>> Begin Dataset entries

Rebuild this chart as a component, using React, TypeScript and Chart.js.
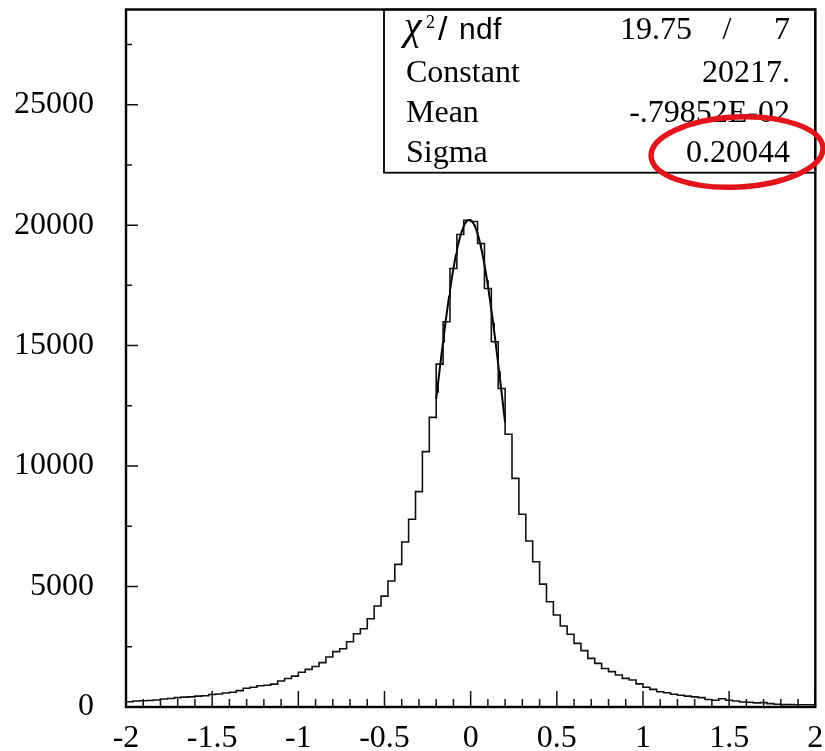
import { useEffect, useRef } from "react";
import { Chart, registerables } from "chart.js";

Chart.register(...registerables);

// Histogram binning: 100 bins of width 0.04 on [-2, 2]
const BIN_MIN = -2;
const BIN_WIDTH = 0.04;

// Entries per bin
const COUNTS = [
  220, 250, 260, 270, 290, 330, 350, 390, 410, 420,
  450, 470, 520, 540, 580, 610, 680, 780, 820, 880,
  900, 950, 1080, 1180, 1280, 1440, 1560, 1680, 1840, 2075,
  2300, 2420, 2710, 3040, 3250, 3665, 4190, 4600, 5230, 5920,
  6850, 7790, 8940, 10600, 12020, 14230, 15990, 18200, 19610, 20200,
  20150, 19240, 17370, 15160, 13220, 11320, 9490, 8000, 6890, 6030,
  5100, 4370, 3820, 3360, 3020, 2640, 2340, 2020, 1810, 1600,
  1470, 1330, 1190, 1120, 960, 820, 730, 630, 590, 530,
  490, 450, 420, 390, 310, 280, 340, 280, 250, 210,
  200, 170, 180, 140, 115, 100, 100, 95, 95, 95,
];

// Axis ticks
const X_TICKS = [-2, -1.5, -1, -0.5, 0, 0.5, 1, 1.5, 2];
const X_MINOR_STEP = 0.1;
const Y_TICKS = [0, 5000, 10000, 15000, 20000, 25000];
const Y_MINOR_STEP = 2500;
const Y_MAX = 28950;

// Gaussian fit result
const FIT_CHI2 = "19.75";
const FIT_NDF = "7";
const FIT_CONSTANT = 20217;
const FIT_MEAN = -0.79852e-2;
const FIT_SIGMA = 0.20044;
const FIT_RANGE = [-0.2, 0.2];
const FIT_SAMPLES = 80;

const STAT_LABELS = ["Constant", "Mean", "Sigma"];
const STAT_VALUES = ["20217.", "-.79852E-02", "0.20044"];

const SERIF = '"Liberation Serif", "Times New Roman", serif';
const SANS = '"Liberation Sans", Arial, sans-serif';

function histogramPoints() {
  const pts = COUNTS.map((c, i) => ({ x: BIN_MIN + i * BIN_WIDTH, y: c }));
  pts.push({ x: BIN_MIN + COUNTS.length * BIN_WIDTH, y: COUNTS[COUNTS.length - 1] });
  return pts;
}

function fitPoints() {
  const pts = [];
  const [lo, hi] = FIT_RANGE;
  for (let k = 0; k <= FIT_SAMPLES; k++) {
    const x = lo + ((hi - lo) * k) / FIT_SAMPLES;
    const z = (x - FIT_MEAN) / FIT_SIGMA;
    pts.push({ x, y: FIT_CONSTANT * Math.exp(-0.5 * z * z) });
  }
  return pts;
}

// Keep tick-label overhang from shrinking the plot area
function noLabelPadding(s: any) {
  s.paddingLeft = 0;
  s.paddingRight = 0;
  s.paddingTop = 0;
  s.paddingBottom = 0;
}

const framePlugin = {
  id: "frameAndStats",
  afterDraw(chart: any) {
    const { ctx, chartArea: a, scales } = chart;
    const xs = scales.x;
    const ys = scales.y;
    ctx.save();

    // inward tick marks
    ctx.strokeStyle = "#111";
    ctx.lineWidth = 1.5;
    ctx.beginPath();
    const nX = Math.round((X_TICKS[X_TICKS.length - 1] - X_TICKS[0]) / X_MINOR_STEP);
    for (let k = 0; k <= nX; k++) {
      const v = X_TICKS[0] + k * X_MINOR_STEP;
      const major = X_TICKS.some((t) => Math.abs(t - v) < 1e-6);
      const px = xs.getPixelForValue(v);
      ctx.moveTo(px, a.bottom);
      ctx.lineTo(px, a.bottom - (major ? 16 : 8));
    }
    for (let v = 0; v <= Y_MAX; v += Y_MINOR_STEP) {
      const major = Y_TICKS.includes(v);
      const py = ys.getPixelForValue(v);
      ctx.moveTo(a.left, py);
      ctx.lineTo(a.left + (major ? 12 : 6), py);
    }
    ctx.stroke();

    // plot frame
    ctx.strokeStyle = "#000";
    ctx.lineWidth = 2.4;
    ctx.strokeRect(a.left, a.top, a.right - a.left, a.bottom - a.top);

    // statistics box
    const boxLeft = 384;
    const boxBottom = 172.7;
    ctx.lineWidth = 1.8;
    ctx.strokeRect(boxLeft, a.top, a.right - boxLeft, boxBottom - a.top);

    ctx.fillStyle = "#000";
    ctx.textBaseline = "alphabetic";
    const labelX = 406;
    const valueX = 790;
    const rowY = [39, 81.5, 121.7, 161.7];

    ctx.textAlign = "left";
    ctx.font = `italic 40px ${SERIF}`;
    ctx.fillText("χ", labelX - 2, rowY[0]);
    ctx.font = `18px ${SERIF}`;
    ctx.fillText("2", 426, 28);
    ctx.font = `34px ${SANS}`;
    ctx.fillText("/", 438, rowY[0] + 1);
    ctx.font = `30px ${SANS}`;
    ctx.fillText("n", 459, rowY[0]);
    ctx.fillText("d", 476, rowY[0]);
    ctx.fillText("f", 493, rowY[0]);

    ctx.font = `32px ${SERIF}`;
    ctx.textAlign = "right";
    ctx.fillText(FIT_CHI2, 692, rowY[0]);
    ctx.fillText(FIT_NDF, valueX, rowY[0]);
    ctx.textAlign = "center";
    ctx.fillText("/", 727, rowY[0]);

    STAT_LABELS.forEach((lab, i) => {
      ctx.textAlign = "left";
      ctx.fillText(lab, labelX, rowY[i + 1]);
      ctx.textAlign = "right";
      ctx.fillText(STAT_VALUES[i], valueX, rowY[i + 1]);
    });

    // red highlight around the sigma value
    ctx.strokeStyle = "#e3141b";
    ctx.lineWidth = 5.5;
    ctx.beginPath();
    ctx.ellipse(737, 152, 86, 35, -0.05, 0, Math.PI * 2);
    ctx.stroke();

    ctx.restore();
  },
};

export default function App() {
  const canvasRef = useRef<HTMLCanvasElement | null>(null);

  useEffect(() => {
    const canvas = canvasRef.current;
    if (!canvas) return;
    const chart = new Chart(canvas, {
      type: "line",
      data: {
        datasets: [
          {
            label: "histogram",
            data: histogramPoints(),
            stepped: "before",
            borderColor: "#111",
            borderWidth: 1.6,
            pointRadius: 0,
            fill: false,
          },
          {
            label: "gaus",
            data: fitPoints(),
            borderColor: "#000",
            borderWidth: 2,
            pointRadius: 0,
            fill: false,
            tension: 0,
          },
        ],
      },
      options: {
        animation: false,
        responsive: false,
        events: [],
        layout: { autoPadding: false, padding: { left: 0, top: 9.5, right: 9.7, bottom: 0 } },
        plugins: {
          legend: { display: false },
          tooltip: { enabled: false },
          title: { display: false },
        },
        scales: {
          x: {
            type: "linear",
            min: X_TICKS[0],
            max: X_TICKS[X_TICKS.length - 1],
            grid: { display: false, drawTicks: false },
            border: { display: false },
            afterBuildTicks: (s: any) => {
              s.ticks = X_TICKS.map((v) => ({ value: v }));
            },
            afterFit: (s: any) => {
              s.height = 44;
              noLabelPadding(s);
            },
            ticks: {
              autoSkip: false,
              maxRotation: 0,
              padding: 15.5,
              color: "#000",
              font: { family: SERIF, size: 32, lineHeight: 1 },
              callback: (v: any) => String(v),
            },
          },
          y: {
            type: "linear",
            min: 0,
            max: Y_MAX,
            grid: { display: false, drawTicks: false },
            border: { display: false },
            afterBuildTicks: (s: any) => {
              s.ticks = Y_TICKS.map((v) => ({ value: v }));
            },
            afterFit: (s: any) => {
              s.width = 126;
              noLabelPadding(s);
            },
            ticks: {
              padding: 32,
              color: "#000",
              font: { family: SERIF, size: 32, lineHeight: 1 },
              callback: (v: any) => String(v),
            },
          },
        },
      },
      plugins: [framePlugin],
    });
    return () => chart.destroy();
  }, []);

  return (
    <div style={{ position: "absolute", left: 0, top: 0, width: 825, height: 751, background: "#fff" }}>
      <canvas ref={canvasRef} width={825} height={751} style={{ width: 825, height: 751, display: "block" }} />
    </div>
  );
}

>> End Dataset entries
>> Begin Dataset entries

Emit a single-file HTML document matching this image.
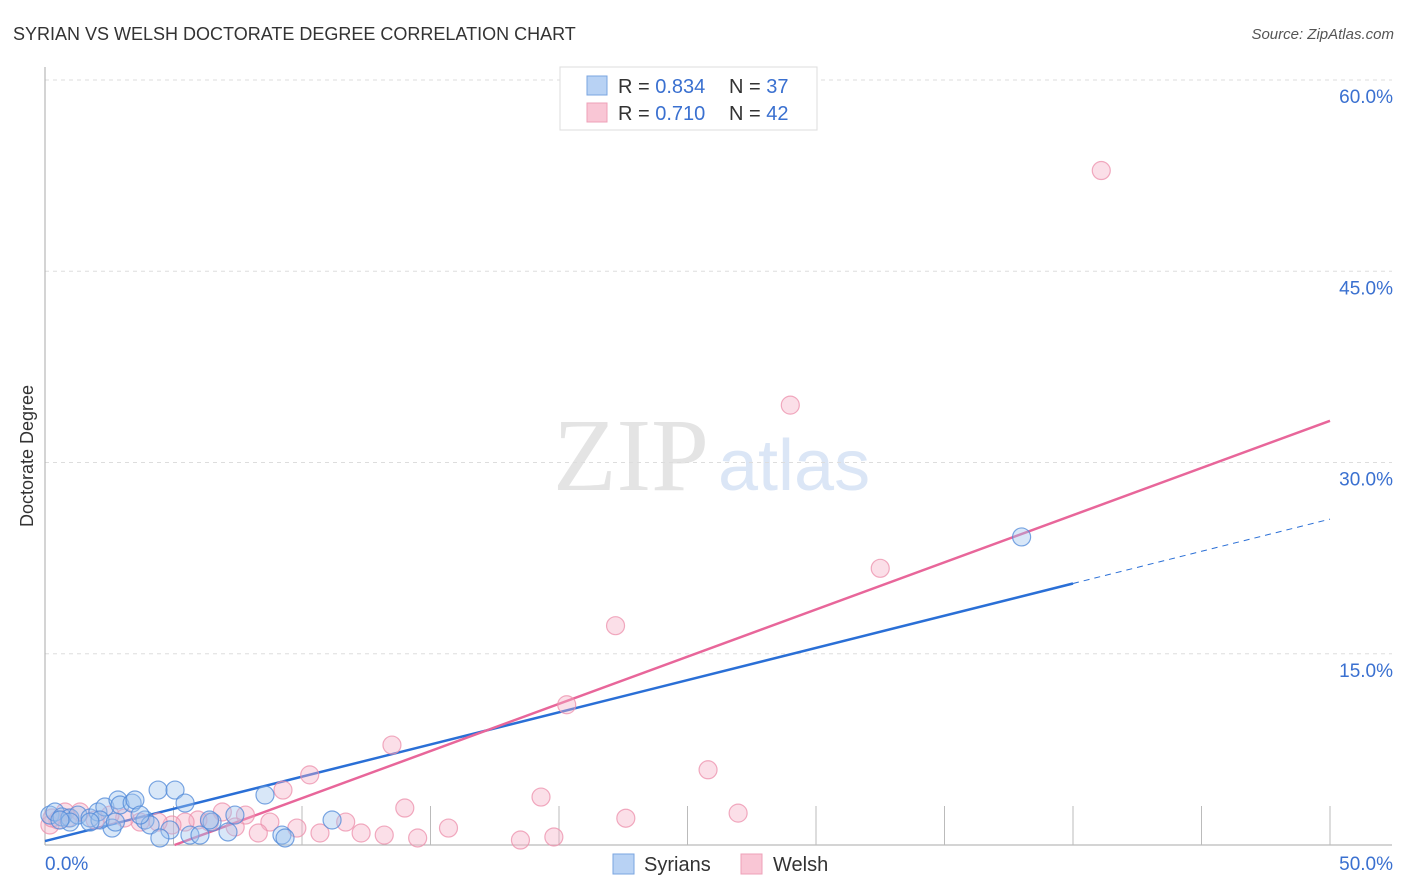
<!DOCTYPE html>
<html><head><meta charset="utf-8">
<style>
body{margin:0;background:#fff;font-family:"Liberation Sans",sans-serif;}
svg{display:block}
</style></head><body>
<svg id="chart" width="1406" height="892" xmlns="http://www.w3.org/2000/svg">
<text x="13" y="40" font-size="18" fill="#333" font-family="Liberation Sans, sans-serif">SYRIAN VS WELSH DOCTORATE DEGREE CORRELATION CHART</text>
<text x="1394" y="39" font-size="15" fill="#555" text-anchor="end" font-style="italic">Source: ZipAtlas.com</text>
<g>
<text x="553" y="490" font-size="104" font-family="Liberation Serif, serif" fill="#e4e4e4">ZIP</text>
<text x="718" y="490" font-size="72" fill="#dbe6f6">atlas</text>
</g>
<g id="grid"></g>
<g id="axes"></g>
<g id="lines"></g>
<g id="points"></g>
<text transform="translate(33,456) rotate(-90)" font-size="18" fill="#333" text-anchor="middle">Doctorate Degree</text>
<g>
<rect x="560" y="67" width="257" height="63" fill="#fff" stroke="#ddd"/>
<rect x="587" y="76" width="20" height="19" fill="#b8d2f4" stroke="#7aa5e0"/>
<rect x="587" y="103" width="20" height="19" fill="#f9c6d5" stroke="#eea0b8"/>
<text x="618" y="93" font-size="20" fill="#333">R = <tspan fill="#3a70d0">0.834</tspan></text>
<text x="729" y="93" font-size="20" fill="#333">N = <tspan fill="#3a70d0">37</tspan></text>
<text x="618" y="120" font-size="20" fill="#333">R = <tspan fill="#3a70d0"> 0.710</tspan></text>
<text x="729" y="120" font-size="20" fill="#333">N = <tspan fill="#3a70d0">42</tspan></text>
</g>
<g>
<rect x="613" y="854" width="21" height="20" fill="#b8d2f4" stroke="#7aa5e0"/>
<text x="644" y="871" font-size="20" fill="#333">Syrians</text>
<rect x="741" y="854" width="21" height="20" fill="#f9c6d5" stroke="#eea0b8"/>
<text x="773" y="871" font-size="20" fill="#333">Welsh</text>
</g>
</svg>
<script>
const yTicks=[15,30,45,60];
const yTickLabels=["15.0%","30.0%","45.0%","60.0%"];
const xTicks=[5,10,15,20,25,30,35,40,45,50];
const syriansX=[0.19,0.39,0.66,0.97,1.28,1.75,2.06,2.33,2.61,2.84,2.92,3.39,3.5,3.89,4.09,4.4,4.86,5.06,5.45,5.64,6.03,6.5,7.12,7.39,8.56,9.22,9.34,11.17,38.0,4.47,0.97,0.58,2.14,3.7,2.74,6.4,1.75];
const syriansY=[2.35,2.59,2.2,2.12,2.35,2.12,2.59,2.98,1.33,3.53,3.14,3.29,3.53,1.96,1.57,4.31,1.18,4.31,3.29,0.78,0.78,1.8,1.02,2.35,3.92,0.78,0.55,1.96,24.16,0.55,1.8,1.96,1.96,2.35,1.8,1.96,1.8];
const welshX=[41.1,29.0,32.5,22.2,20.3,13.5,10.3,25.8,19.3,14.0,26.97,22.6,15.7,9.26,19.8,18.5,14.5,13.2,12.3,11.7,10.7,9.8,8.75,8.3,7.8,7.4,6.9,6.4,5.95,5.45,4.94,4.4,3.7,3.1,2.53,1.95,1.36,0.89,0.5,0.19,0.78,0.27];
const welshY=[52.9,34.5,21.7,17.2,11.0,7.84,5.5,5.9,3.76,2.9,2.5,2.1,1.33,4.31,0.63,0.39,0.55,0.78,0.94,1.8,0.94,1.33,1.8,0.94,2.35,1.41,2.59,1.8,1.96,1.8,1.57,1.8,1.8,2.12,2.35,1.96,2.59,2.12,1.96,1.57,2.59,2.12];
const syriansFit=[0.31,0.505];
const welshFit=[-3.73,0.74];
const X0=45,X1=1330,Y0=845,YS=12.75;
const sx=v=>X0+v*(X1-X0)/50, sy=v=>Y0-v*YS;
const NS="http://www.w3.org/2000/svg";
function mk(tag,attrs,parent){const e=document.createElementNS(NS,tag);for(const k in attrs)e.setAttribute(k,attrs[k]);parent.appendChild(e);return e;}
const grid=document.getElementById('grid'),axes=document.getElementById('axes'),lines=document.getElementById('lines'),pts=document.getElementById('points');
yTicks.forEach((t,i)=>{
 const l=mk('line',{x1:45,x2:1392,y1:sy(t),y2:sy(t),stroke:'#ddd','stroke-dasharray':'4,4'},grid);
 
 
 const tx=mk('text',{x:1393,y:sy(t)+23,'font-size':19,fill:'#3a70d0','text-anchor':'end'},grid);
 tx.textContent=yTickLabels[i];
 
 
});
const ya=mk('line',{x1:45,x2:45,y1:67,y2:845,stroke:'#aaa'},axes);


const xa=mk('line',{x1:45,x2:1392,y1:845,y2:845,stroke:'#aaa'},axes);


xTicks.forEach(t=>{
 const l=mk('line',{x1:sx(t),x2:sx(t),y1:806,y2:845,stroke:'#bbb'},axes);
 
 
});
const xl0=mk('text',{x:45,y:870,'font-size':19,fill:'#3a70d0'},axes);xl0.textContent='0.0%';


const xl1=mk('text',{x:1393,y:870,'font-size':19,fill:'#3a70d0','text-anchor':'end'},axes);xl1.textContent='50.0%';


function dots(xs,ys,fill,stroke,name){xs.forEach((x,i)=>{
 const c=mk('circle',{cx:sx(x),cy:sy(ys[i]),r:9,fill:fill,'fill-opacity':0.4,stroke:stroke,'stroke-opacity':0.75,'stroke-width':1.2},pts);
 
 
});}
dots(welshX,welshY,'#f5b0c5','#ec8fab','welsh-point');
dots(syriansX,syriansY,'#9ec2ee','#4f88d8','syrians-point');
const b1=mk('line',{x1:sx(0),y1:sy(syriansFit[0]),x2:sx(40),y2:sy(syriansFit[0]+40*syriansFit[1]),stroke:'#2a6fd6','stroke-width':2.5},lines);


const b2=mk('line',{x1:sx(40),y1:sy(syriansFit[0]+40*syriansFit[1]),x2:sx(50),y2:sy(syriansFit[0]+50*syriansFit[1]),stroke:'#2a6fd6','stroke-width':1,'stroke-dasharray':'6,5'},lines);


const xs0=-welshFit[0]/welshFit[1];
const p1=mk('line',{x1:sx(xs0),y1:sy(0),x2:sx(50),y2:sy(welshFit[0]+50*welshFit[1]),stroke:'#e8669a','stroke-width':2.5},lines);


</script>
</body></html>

>> End Dataset entries
>> Begin Dataset entries

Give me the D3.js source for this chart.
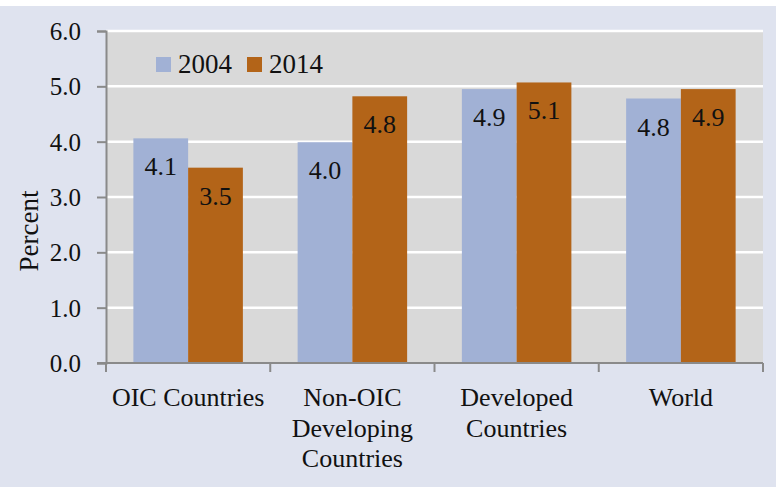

>> End Dataset entries

== What the task asks ==
Extract the stretch of lines that begins at the line with "Rebuild this chart" and ends at the line with "const BIN_WIDTH = 0.04;", inclusive. Omit every picture.

== Task result ==
Rebuild this chart as a component, using React, TypeScript and Chart.js.
import { useEffect, useRef } from "react";
import { Chart, registerables } from "chart.js";

Chart.register(...registerables);

// Histogram binning: 100 bins of width 0.04 on [-2, 2]
const BIN_MIN = -2;
const BIN_WIDTH = 0.04;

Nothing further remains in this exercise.